All these will make varying claims on a democratic system that often restrain those in power. I say often because sometimes there may be a dissonance between these forces and things may (and do) break down.

But the essence of a democratic state is that periods of extreme pressure on the system tend t be temporary and society can look forward to a peaceful resolution of the differences and dynamic chaos.

So democracy may not be the best system of government. However, human genius has not invented anything better. Therefore we have to keep working at it to perfect its imperfections.

The continuing tragedy in Darfur makes clear the need for democratic governance. If their government treated all Sudanese as equal citizens with the same rights and obligations, the impunity with which one section of the community can kill or exterminate another section would not have risen. If the Government of Sudan is one that cares about its people, it will not be aiding and abetting these sectarian killings and hate campaigns.

Furthermore, if there are reasonable hopes for those who desire a change of government in Khartoum (as a means of effecting policy changes), then a resort to arms could have been avoided. This is not in defence of violent changes but a restatement of the old dictum: “Those who make peaceful changes impossible make violent change inevitable”.

However, we have had too many bitter and painful experiences of many pretenders to power and false messiahs, offering themselves and their rebel groups as liberators, only to become worse than those they claim they had come to liberate people from.

Therefore, as we rightly criticise the Government of Sudan for abdicating its responsibility to defend all its citizens and maintain the rule of law, we should also look critically at the rebels, their promises, their actions and what alternative vision of society beyond becoming the 'new bosses' they are offering.

Talks between the government and the Darfur rebels are due to begin in two weeks in Abuja under the auspices of President Olusegun Obasanjo who is both Chair of the Peace and Security Council and the African Union. The SPLA and JEM have both said they would attend after failing to show up in a previous AU-brokered talks in Addis.

That time many observers suggested that their boycott ostensibly because the Government of Sudan was not giving in to a six-point demand by the rebels was largely due to listening too much to their key regional ally, Eritrea, which has a very frosty relationship with Ethiopia and its arrogant President, Afwerki, who has not many friends in the Union. It was a mistake on the rebels’ part because it left Sudan a field day to portray them as belligerents.

The Sudan Government is very good at showing itself as a victim of conspiracies.

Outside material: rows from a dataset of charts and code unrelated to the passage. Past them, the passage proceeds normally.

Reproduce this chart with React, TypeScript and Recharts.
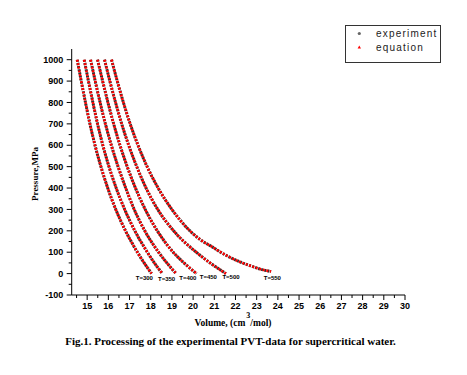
// PVT isotherms of supercritical water — experiment (gray) vs equation (red).
// Origin-style plot: only left/bottom axes, outward major+minor ticks,
// bold little temperature tags at the foot of each curve.

import { ComposedChart, Line, Scatter, XAxis, YAxis } from "recharts";

const INK = "#000000";
const EXP = "#333333"; // experiment — dark gray circles
const EQ = "#ff0000"; // equation — red triangles
const SERIF = "'Liberation Serif', 'Times New Roman', serif";
const SANS = "'Liberation Sans', Arial, sans-serif";

// pressure levels (MPa) read for the five lower isotherms
const pressures = [1000, 900, 800, 700, 600, 500, 400, 300, 200, 100, 50, 0];
// molar volume (cm3/mol) at those pressures
const v300 = [14.53, 14.72, 14.92, 15.13, 15.37, 15.65, 15.97, 16.35, 16.81, 17.37, 17.69, 18.04];
const v350 = [14.86, 15.06, 15.27, 15.49, 15.74, 16.03, 16.37, 16.77, 17.25, 17.84, 18.17, 18.55];
const v400 = [15.16, 15.38, 15.61, 15.86, 16.14, 16.46, 16.82, 17.22, 17.72, 18.37, 18.76, 19.2];
const v450 = [15.49, 15.73, 15.98, 16.25, 16.55, 16.89, 17.28, 17.74, 18.31, 19.06, 19.57, 20.16];
const v500 = [15.82, 16.07, 16.34, 16.63, 16.96, 17.34, 17.78, 18.33, 19.08, 20.15, 20.8, 21.55];
// the 550 isotherm flattens out, so it is read at more low pressures
const p550 = [1000, 900, 800, 700, 600, 500, 400, 300, 200, 160, 125, 100, 78, 55, 35, 20, 10];
const v550 = [16.15, 16.42, 16.71, 17.03, 17.4, 17.83, 18.35, 19.0, 19.85, 20.32, 20.9, 21.3, 21.7, 22.2, 22.75, 23.2, 23.68];

// temperature tags under the curve ends
const tagNames = ["T=300", "T=350", "T=400", "T=450", "T=500", "T=550"];
const tagV = [17.7, 18.75, 19.75, 20.72, 21.79, 23.74];
const tagP = [-19, -26, -21, -16, -14, -19];

const xTicks = Array.from({ length: 32 }, (_, i) => 14.5 + i * 0.5);
const yTicks = Array.from({ length: 23 }, (_, i) => -100 + i * 50);

const zip = (p: number[], v: number[]) => p.map((pp, i) => ({ v: v[i], p: pp }));
const curves = [
  zip(pressures, v300),
  zip(pressures, v350),
  zip(pressures, v400),
  zip(pressures, v450),
  zip(pressures, v500),
  zip(p550, v550),
];
const tags = tagNames.map((name, i) => ({ name, v: tagV[i], p: tagP[i] }));

function XTick(props: any) {
  const { x, y, payload } = props;
  const val = payload.value as number;
  const major = Math.abs(val - Math.round(val)) < 1e-6;
  const y0 = y - 8; // axis line (tickSize 5 + tickMargin 3)
  return (
    <g>
      <line x1={x} x2={x} y1={y0} y2={y0 + (major ? 5 : 3)} stroke={INK} />
      {major && (
        <text x={x} y={y0 + 13.5} textAnchor="middle" fontFamily={SANS} fontWeight="bold" fontSize={9} fill={INK}>
          {val}
        </text>
      )}
    </g>
  );
}

function YTick(props: any) {
  const { x, y, payload } = props;
  const val = payload.value as number;
  const major = val % 100 === 0;
  const x0 = x + 8;
  return (
    <g>
      <line x1={x0 - (major ? 5 : 3)} x2={x0} y1={y} y2={y} stroke={INK} />
      {major && (
        <text x={x0 - 8.4} y={y + 3.2} textAnchor="end" fontFamily={SANS} fontWeight="bold" fontSize={9} fill={INK}>
          {val}
        </text>
      )}
    </g>
  );
}

function Tag(props: any) {
  const { cx, cy, payload } = props;
  return (
    <text x={cx} y={cy + 2} textAnchor="middle" fontFamily={SANS} fontWeight="bold" fontSize={6} fill={INK}>
      {payload.name}
    </text>
  );
}

export default function App() {
  return (
    <div style={{ position: "absolute", left: 0, top: 0, width: 467, height: 375, background: "#fff" }}>
      <ComposedChart
        width={467}
        height={375}
        margin={{ top: 49, right: 62, bottom: 50, left: 31.7 }}
      >
        <XAxis
          dataKey="v"
          type="number"
          domain={[14.27, 30]}
          allowDataOverflow
          ticks={xTicks}
          interval={0}
          tick={<XTick />}
          tickLine={false}
          tickSize={5}
          tickMargin={3}
          height={30}
          axisLine={{ stroke: INK }}
        />
        <YAxis
          dataKey="p"
          type="number"
          domain={[-100, 1050]}
          allowDataOverflow
          ticks={yTicks}
          interval={0}
          tick={<YTick />}
          tickLine={false}
          tickSize={5}
          tickMargin={3}
          width={40}
          axisLine={{ stroke: INK }}
        />
        {curves.map((d, i) => (
          <Line
            key={"exp" + i}
            data={d}
            dataKey="p"
            type="monotone"
            stroke={EXP}
            strokeWidth={3}
            strokeDasharray="2 1.2"
            dot={false}
            isAnimationActive={false}
          />
        ))}
        {curves.map((d, i) => (
          <Line
            key={"eq" + i}
            data={d}
            dataKey="p"
            type="monotone"
            stroke={EQ}
            strokeWidth={2.6}
            strokeDasharray="2 1.6"
            dot={false}
            isAnimationActive={false}
          />
        ))}
        <Scatter data={tags} dataKey="p" shape={<Tag />} isAnimationActive={false} />
      </ComposedChart>

      <svg
        width={467}
        height={375}
        style={{ position: "absolute", left: 0, top: 0, pointerEvents: "none" }}
      >
        {/* legend */}
        <rect x={345.5} y={25.5} width={95} height={37} fill="#fff" stroke="#333" strokeWidth={1} />
        <circle cx={359.3} cy={33.5} r={1.6} fill="#666" />
        <polygon points="359.3,45.6 361,48.6 357.6,48.6" fill={EQ} />
        <text x={376} y={37} fontFamily={SANS} fontSize={10} letterSpacing={1.2} fill="#222">
          experiment
        </text>
        <text x={376} y={51} fontFamily={SANS} fontSize={10} letterSpacing={1.2} fill="#222">
          equation
        </text>

        {/* axis titles */}
        <text
          x={37.5}
          y={174}
          transform="rotate(-90 37.5 174)"
          textAnchor="middle"
          fontFamily={SERIF}
          fontWeight="bold"
          fontSize={9}
          fill={INK}
        >
          Pressure,MPa
        </text>
        <text x={233} y={326} textAnchor="middle" fontFamily={SERIF} fontWeight="bold" fontSize={9.5} fill={INK}>
          Volume, (cm<tspan dx={1} dy={-8} fontSize={8}>3</tspan><tspan dy={8}>/mol)</tspan>
        </text>

        {/* caption */}
        <text x={230.5} y={345} textAnchor="middle" fontFamily={SERIF} fontWeight="bold" fontSize={11} fill={INK}>
          Fig.1. Processing of the experimental PVT-data for supercritical water.
        </text>
      </svg>
    </div>
  );
}
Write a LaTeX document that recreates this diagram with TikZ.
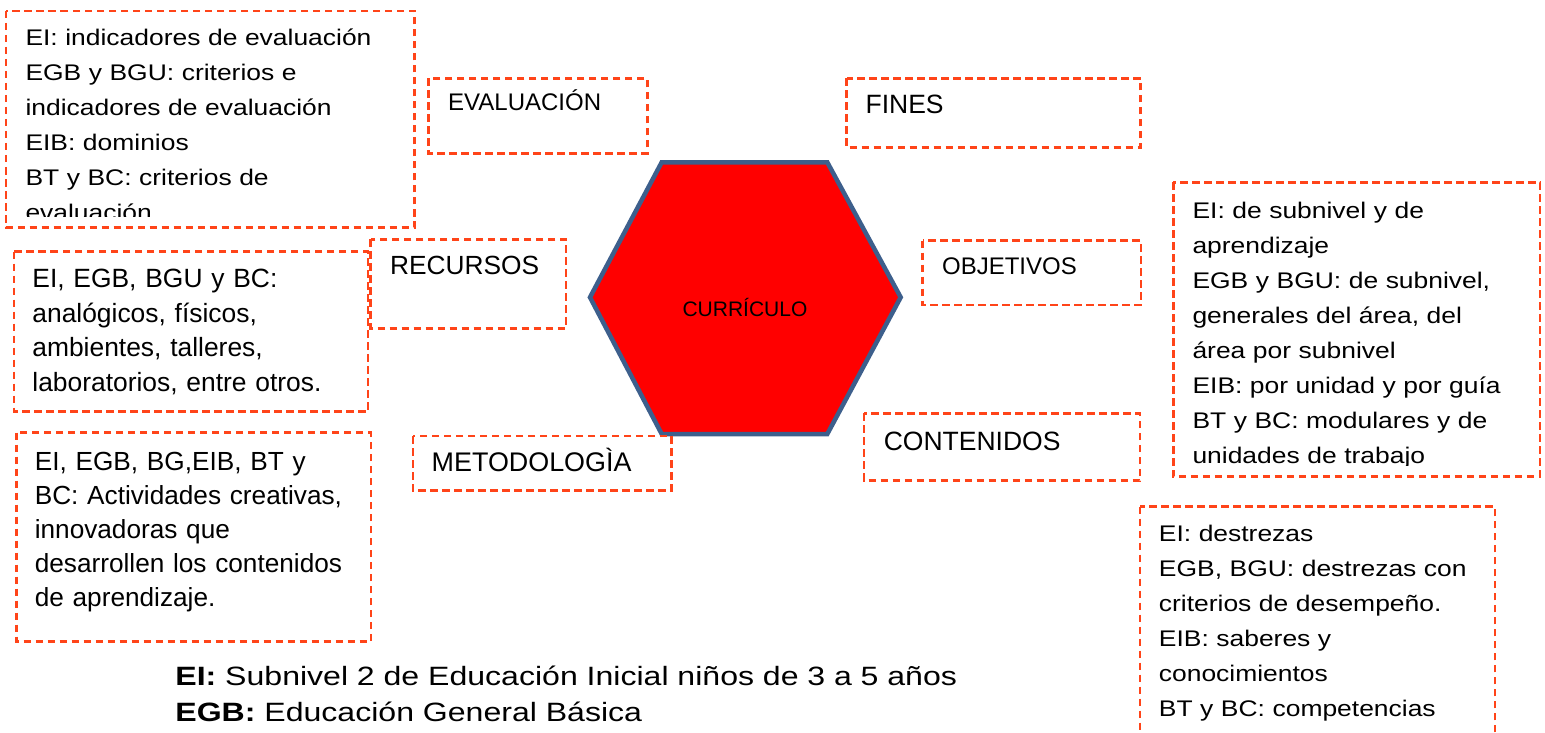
\documentclass[tikz,border=0pt]{standalone}
\usepackage{fontspec}
\setmainfont{Liberation Sans}
\newfontfamily\fwide[FakeStretch=1.17]{Liberation Sans}
\newfontfamily\flegend[FakeStretch=1.21]{Liberation Sans}
\definecolor{dashred}{HTML}{FF4419}
\definecolor{hexblue}{HTML}{3D5F8C}
\definecolor{hexfill}{HTML}{FF0000}
\begin{document}
\begin{tikzpicture}[x=1pt,y=-1pt,
  dbox/.style={draw=dashred, line width=2.6pt, dash pattern=on 7.5pt off 4.5pt},
  lbl/.style={anchor=base west, inner sep=0pt, outer sep=0pt},
  para/.style={lbl, text width=1000pt, align=left},
  wide/.style={font=\fwide\fontsize{22.6}{35}\selectfont},
  hexa/.style={draw=hexblue, fill=hexfill, line width=4.5pt, line join=miter}
 ]
\path[use as bounding box] (0,0) rectangle (1545,733);

% central hexagon
\draw[hexa] (661.7,162.3) -- (827.3,162.3) -- (900.7,297.3) -- (827.3,434)
  -- (661.7,434) -- (590,297.3) -- cycle;
\node[anchor=base, inner sep=0pt, font=\fontsize{21}{25}\selectfont] (curriculo) at (745,316.7) {CURRÍCULO};

% title boxes
\draw[dbox] (428.3,78.3) rectangle (647.3,153.3);
\node[lbl, font=\fontsize{24}{28}\selectfont] (evaluacion) at (448.2,110.7) {EVALUACIÓN};

\draw[dbox] (846.7,78.3) rectangle (1140.7,147.3);
\node[lbl, font=\fontsize{26.5}{30}\selectfont] (fines) at (865.6,113.3) {FINES};

\draw[dbox] (922.7,240.7) rectangle (1141,305);
\node[lbl, font=\fontsize{24}{28}\selectfont] (objetivos) at (942.1,274.3) {OBJETIVOS};

\draw[dbox] (864,413.3) rectangle (1140,480.7);
\node[lbl, font=\fontsize{26.5}{30}\selectfont] (contenidos) at (883.8,450) {CONTENIDOS};

\draw[dbox] (370.7,239.3) rectangle (566,328.3);
\node[lbl, font=\fontsize{26.3}{30}\selectfont] (recursos) at (390.1,274.3) {RECURSOS};

\draw[dbox] (412.8,436) rectangle (671.3,490.7);
\node[lbl, font=\fontsize{26.9}{30}\selectfont] (metodologia) at (431.7,471.7) {METODOLOGÌA};

% evaluation detail box (text clipped at the bottom)
\draw[dbox] (6,11) rectangle (414.5,227.5);
\begin{scope}
\clip (6,11) rectangle (414,216.5);
\node[para, wide] (evaltxt) at (25.5,45.7) {EI: indicadores de evaluación\\
EGB y BGU: criterios e\\
indicadores de evaluación\\
EIB: dominios\\
BT y BC: criterios de\\
evaluación};
\end{scope}

% objetivos detail box
\draw[dbox] (1173.3,182.3) rectangle (1540,476.7);
\begin{scope}
\clip (1173,182) rectangle (1540,465.5);
\node[para, wide] (objtxt) at (1192.5,218.3) {EI: de subnivel y de\\
aprendizaje\\
EGB y BGU: de subnivel,\\
generales del área, del\\
área por subnivel\\
EIB: por unidad y por guía\\
BT y BC: modulares y de\\
unidades de trabajo};
\end{scope}

% contenidos detail box (runs off the bottom)
\draw[dbox] (1140,506.7) rectangle (1495,760);
\node[para, wide] (contxt) at (1158.9,541.7) {EI: destrezas\\
EGB, BGU: destrezas con\\
criterios de desempeño.\\
EIB: saberes y\\
conocimientos\\
BT y BC: competencias};

% recursos detail box
\draw[dbox] (14,251.7) rectangle (368,411.7);
\node[para, font=\fontsize{26.4}{34.8}\selectfont] (rectxt) at (32.4,287.3) {EI, EGB, BGU y BC:\\
analógicos, físicos,\\
ambientes, talleres,\\
laboratorios, entre otros.};

% metodologia detail box
\draw[dbox] (16.5,432.7) rectangle (370.8,641.7);
\node[para, font=\fontsize{26.2}{34.2}\selectfont] (mettxt) at (34.8,470) {EI, EGB, BG,EIB, BT y\\
BC: Actividades creativas,\\
innovadoras que\\
desarrollen los contenidos\\
de aprendizaje.};

% legend
\node[para, font=\flegend\fontsize{26.5}{36.7}\selectfont] (legend) at (175.4,685) {\textbf{EI:} Subnivel 2 de Educación Inicial niños de 3 a 5 años\\
\textbf{EGB:} Educación General Básica};
\end{tikzpicture}
\end{document}
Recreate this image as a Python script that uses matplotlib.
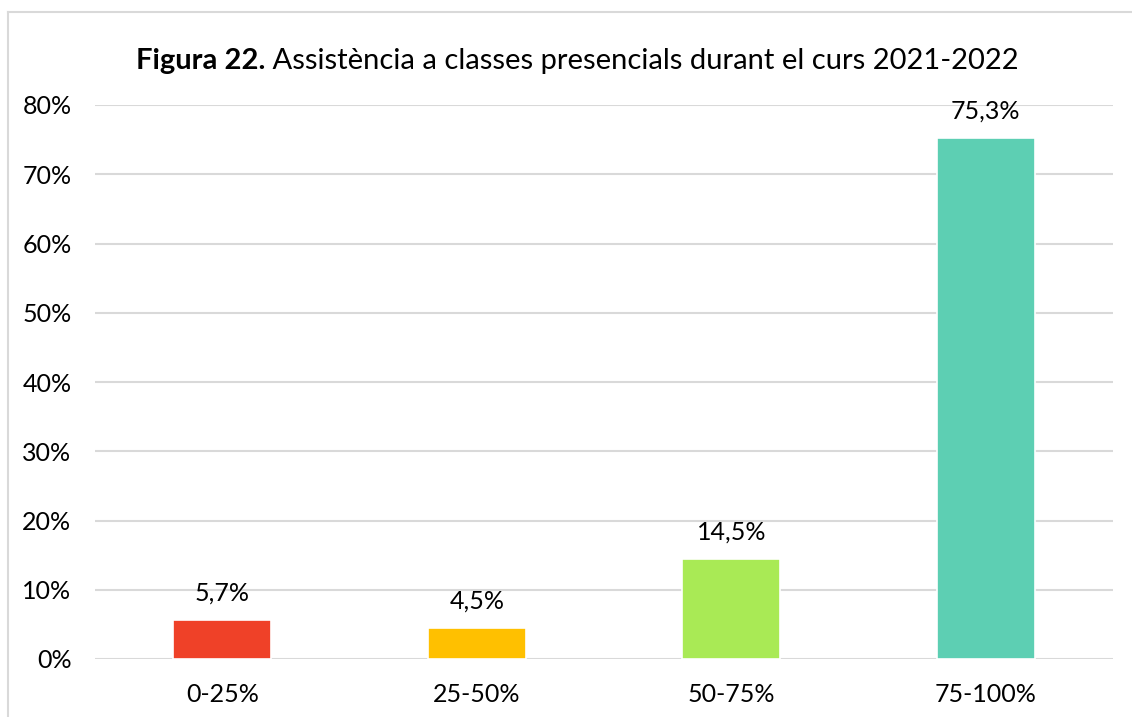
import matplotlib

matplotlib.use("Agg")
import matplotlib.pyplot as plt
from matplotlib.lines import Line2D
from matplotlib.ticker import FuncFormatter

plt.rcParams["font.family"] = ["Lato", "DejaVu Sans"]

categories = ["0-25%", "25-50%", "50-75%", "75-100%"]
values = [5.7, 4.5, 14.5, 75.3]
colors = ["#EF4128", "#FFC000", "#A9EA55", "#5DCFB3"]
title_bold = "Figura 22."
title_rest = " Assistència a classes presencials durant el curs 2021-2022"

fig = plt.figure(figsize=(11.32, 7.17), dpi=100)
ax = fig.add_axes([95 / 1132, 58 / 717, (1113 - 95) / 1132, (659 - 105) / 717])

bars = ax.bar(categories, [v / 100 for v in values], width=0.385, color=colors,
              edgecolor="white", linewidth=1.2, zorder=3)
ax.bar_label(bars, labels=[f"{v:.1f}".replace(".", ",") + "%" for v in values],
             padding=11, fontsize=18, color="#000000")

ax.set_ylim(0, 0.8)
ax.set_xlim(-0.5, 3.5)
ax.set_yticks([i / 10 for i in range(9)])
ax.yaxis.set_major_formatter(FuncFormatter(lambda y, _: f"{round(y * 100)}%"))
ax.grid(axis="y", color="#D9D9D9", linewidth=1.5, zorder=0)
for s in ax.spines.values():
    s.set_visible(False)
ax.tick_params(axis="both", length=0, labelsize=18, colors="#000000")
ax.tick_params(axis="y", pad=17)
ax.tick_params(axis="x", pad=17)

# title: bold part + regular part, centred as a whole
fig.canvas.draw()
r = fig.canvas.get_renderer()
t1 = fig.text(0, 0, title_bold, fontsize=21, fontweight="bold")
t2 = fig.text(0, 0, title_rest, fontsize=21)
w1 = t1.get_window_extent(r).width
w2 = t2.get_window_extent(r).width
x0 = 577 - (w1 + w2) / 2
t1.set_position((x0 / 1132, 1 - 69 / 717))
t2.set_position(((x0 + w1) / 1132, 1 - 69 / 717))

# partial frame border (left and top visible)
fig.add_artist(Line2D([8 / 1132, 8 / 1132], [0, 1 - 12 / 717], transform=fig.transFigure,
                      color="#D9D9D9", linewidth=1.5))
fig.add_artist(Line2D([8 / 1132, 1], [1 - 12 / 717, 1 - 12 / 717], transform=fig.transFigure,
                      color="#D9D9D9", linewidth=1.5))

fig.savefig("out.png", dpi=100)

They play whatever music suits the ears of their audience. In AU circles, they play up Pan-Africanism and the anti-imperialist card.

At the same time, they are arming one section of Africans in their country to exterminate another set of Africans! When they are in the Arab League or the OIC, they play to Arabism and Islam. It is not surprising that the recent Arab League meeting came out in support of Khartoum and was making a plea for more time for Sudan to comply with the deadline of the end of this month.

Why should the government have more time to continue to kill its citizens?

And they have a baby face foreign minister, well-spoken Dr Mustafa Ismail, to sell their bad case diplomatically and politically.

I first met the urbane dentist in early 1994. I had gone to persuade the Government of Sudan to attend the 7th Pan-African Conference in Kampala. They had been very suspicious of our efforts largely due to the bad relationship between Kampala and Khartoum and mutual interference in each other’s affairs. Khartoum was not happy that John Garang and the SPLA were being given prominent platforms in the Congress.

Mustafa was fronting for one of Turabi’s organisations then as general-secretary of the Committee for International Friendship with Peoples and also minister of state at the Presidency. On arrival, he met our delegation on the tarmac and led us to the VIP room where he broke the news of the President having departed the same day for some emergency IGADD meeting. I was disappointed because I had only 36 hours and could not wait for the president to come back.

The doctor allayed my fears by saying ‘Don’t worry. As long as Dr Hassan Turabi agrees, there will be no problem.’ Turabi is today in detention; Bashir is holding hands with Garang; Kampala and Khartoum have restored diplomatic relations and my good friend, Mustafa, has changed masters without anyone noticing!